Commit A Crime, Get A Job

By Justin Gardner | Related entries in Economy, Law

While I applaud the intentions of the following program, it almost seems unfair that the state is putting resources toward getting criminals jobs when I’m sure their are non-criminals who would desperately like a job.

From NPR:

Instead of jail, judges in Lancaster County, Pa., have a new option for sentencing criminals: Get a job and keep it. The Job Court connects people convicted of certain crimes with supervised employment.

The theory is that a regular schedule and a regular paycheck can help some people go straight. The initiative, believed to be the first of its kind in the country, was prompted by an urge to get chronic offenders to change their lifestyles — and stay out of jail. [...]

While the program does allow for — if not expect — a certain degree of failure, each participant signs a contract, and agrees to adhere to rigid guidelines. They then are available to work a variety of jobs set up by Lancaster County, from construction to temp jobs.

Again, I hope they match this program with something that helps the law abiding even more. But something tells me…


This entry was posted on Saturday, September 30th, 2006 and is filed under Economy, Law. You can follow any responses to this entry through the RSS 2.0 feed. You can leave a response, or trackback from your own site.

4 Responses to “Commit A Crime, Get A Job”

  1. Terry Says:

    Not knowing from this specifically what crimes they’ve committed, but I think one of the serious problems with jail is that it gives a lot of offenders a job – and that job is learning more serious crimes. Jail is like a training facility. And if someone is on the outs as it is – not holding a job, not having responsibility – there is an interest in them for doing something ‘exciting’ in their life. That often, is more crimes. So the issue is how to break that cycle and turn petty criminals into respectable citizens. Sticking them in jail is NOT the right option. So again, not knowing the specific crimes, I’m very happy to see someone in the judicial world trying something new.

  2. Walrus Says:

    I think it’s a great idea. A lot of released prisoners re-offend because they just don’t know how to operate in the normal world. Recidivism is much lower among those who have been “adopted” by a family or church, for example, who will be mentors and help them find jobs and learn new lifestyles.

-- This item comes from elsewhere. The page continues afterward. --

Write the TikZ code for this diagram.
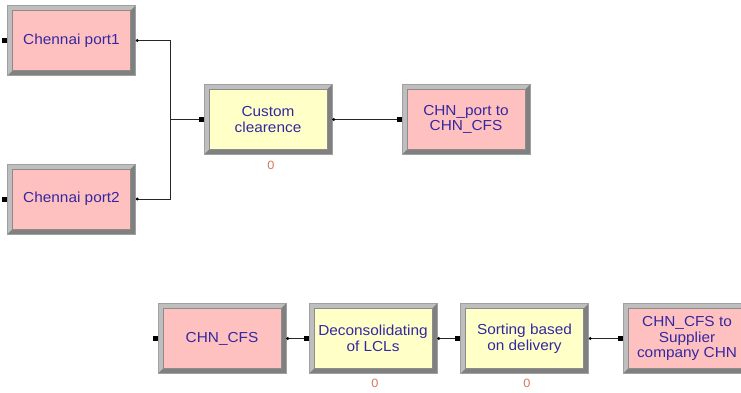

    I’m not sure the job scheme will be enough on its own, but it’s worth a try.

    And a former criminal who learns to go straight is of definite benefit to law-abiding citizens.

  3. Justin Gardner Says:

    And a former criminal who learns to go straight is of definite benefit to law-abiding citizens.

    I agree, but still…it certainly seems on its face to be giving preferential treatment to criminals, and I’m not okay with that.

  4. Diane H. Young Says:

    I believe all criminals need to have a chance to work a decent job. Since the Patriot Act, if you so much as put down on your application you have a misdemeanor conviction you are blackballed right away for a job. Misdemeanor crimes can be serious or somewhat petty. Some women or men have their spouses arrested for fun and then they wish they had not because they cannot get a job after that.

    So, someone needs to help these people stay out of the stinking, rottent, filthy, unhealhty environment called “jail”. More businesses need to sponser this.